§ Extracted data

..............................

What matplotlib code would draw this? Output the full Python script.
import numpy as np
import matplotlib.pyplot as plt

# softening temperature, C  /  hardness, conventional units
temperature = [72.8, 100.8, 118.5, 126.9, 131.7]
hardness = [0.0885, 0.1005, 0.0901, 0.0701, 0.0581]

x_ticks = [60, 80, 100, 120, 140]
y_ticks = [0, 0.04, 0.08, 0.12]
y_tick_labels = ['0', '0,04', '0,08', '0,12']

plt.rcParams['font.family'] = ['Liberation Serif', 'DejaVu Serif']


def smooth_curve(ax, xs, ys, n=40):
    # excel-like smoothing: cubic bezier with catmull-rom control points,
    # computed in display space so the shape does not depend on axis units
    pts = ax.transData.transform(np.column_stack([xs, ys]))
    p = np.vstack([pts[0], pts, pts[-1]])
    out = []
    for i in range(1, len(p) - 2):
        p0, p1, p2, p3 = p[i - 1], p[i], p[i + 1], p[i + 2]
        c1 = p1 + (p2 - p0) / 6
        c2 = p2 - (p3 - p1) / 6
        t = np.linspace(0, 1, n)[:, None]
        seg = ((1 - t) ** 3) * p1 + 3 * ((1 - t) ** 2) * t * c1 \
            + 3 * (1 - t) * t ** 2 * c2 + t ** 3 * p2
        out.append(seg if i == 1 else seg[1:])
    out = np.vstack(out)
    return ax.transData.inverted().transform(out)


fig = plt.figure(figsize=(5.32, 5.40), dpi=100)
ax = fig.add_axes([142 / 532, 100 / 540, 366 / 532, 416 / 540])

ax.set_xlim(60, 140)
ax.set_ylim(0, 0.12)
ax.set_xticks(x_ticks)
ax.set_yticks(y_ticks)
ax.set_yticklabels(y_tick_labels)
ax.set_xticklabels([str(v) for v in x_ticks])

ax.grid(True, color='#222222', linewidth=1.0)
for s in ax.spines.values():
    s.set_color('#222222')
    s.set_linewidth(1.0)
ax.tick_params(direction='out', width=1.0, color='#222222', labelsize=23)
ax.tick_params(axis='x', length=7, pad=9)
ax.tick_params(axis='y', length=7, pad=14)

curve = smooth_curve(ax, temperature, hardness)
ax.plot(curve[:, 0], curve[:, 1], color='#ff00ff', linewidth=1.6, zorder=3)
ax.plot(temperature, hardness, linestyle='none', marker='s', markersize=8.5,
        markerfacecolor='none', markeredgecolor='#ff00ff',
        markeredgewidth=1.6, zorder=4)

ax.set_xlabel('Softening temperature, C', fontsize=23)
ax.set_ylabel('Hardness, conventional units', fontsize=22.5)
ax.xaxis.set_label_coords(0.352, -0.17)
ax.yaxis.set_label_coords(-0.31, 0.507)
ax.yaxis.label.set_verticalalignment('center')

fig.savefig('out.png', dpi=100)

..............................

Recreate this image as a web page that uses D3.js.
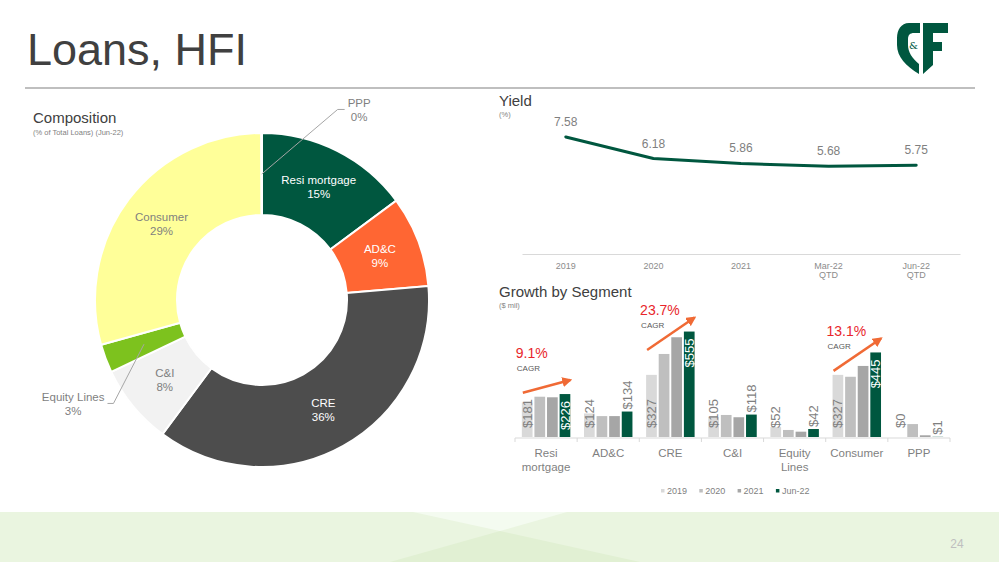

..............................

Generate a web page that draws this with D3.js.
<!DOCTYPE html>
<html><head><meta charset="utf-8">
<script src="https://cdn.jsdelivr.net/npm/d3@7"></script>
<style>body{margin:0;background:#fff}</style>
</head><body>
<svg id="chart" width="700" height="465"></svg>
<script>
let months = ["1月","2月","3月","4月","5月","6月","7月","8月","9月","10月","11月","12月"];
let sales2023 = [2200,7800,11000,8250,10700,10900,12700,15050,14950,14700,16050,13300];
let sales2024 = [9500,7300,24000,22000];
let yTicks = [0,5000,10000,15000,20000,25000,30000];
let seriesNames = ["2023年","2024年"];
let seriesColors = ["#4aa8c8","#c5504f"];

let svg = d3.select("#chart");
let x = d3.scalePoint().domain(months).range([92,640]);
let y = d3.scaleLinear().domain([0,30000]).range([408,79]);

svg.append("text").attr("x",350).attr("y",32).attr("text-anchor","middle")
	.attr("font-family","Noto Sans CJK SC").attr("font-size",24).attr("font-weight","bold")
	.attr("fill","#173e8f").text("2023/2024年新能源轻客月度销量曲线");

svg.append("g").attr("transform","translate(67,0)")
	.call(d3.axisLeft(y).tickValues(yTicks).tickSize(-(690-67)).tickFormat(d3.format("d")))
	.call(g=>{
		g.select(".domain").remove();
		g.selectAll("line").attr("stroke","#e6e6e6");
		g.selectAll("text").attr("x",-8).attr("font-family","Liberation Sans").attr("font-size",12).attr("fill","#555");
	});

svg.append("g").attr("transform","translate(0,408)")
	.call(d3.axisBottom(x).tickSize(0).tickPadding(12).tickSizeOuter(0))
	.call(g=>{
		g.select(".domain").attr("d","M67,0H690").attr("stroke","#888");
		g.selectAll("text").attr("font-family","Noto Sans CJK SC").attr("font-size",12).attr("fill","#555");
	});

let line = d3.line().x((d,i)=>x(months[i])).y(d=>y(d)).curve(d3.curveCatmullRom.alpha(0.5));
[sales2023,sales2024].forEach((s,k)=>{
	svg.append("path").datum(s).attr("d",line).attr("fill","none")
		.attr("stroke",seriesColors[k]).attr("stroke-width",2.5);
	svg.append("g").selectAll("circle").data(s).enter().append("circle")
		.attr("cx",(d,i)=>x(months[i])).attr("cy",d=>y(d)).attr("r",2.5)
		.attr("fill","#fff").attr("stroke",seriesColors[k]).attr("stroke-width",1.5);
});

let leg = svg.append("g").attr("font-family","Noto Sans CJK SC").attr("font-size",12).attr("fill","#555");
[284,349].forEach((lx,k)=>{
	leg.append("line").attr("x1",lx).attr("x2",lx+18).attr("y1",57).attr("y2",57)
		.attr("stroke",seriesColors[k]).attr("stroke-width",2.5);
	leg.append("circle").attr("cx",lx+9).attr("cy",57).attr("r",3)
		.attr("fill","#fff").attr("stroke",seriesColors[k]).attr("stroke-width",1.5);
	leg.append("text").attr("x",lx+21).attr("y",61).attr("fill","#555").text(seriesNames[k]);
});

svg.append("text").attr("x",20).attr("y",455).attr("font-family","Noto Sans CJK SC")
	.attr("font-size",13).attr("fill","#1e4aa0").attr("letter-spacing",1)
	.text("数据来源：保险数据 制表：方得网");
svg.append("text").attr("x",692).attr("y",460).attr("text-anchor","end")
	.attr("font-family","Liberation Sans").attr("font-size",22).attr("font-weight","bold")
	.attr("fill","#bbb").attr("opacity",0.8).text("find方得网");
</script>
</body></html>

..............................

§ Written problem
Take the line containing "What matplotlib code" and the line containing "markeredgewidth=1.6, zorder=4)". Write out both and all lines between, exactly, and nothing more.

§ Answer below
What matplotlib code would draw this? Output the full Python script.
import numpy as np
import matplotlib.pyplot as plt

# softening temperature, C  /  hardness, conventional units
temperature = [72.8, 100.8, 118.5, 126.9, 131.7]
hardness = [0.0885, 0.1005, 0.0901, 0.0701, 0.0581]

x_ticks = [60, 80, 100, 120, 140]
y_ticks = [0, 0.04, 0.08, 0.12]
y_tick_labels = ['0', '0,04', '0,08', '0,12']

plt.rcParams['font.family'] = ['Liberation Serif', 'DejaVu Serif']


def smooth_curve(ax, xs, ys, n=40):
    # excel-like smoothing: cubic bezier with catmull-rom control points,
    # computed in display space so the shape does not depend on axis units
    pts = ax.transData.transform(np.column_stack([xs, ys]))
    p = np.vstack([pts[0], pts, pts[-1]])
    out = []
    for i in range(1, len(p) - 2):
        p0, p1, p2, p3 = p[i - 1], p[i], p[i + 1], p[i + 2]
        c1 = p1 + (p2 - p0) / 6
        c2 = p2 - (p3 - p1) / 6
        t = np.linspace(0, 1, n)[:, None]
        seg = ((1 - t) ** 3) * p1 + 3 * ((1 - t) ** 2) * t * c1 \
            + 3 * (1 - t) * t ** 2 * c2 + t ** 3 * p2
        out.append(seg if i == 1 else seg[1:])
    out = np.vstack(out)
    return ax.transData.inverted().transform(out)


fig = plt.figure(figsize=(5.32, 5.40), dpi=100)
ax = fig.add_axes([142 / 532, 100 / 540, 366 / 532, 416 / 540])

ax.set_xlim(60, 140)
ax.set_ylim(0, 0.12)
ax.set_xticks(x_ticks)
ax.set_yticks(y_ticks)
ax.set_yticklabels(y_tick_labels)
ax.set_xticklabels([str(v) for v in x_ticks])

ax.grid(True, color='#222222', linewidth=1.0)
for s in ax.spines.values():
    s.set_color('#222222')
    s.set_linewidth(1.0)
ax.tick_params(direction='out', width=1.0, color='#222222', labelsize=23)
ax.tick_params(axis='x', length=7, pad=9)
ax.tick_params(axis='y', length=7, pad=14)

curve = smooth_curve(ax, temperature, hardness)
ax.plot(curve[:, 0], curve[:, 1], color='#ff00ff', linewidth=1.6, zorder=3)
ax.plot(temperature, hardness, linestyle='none', marker='s', markersize=8.5,
        markerfacecolor='none', markeredgecolor='#ff00ff',
        markeredgewidth=1.6, zorder=4)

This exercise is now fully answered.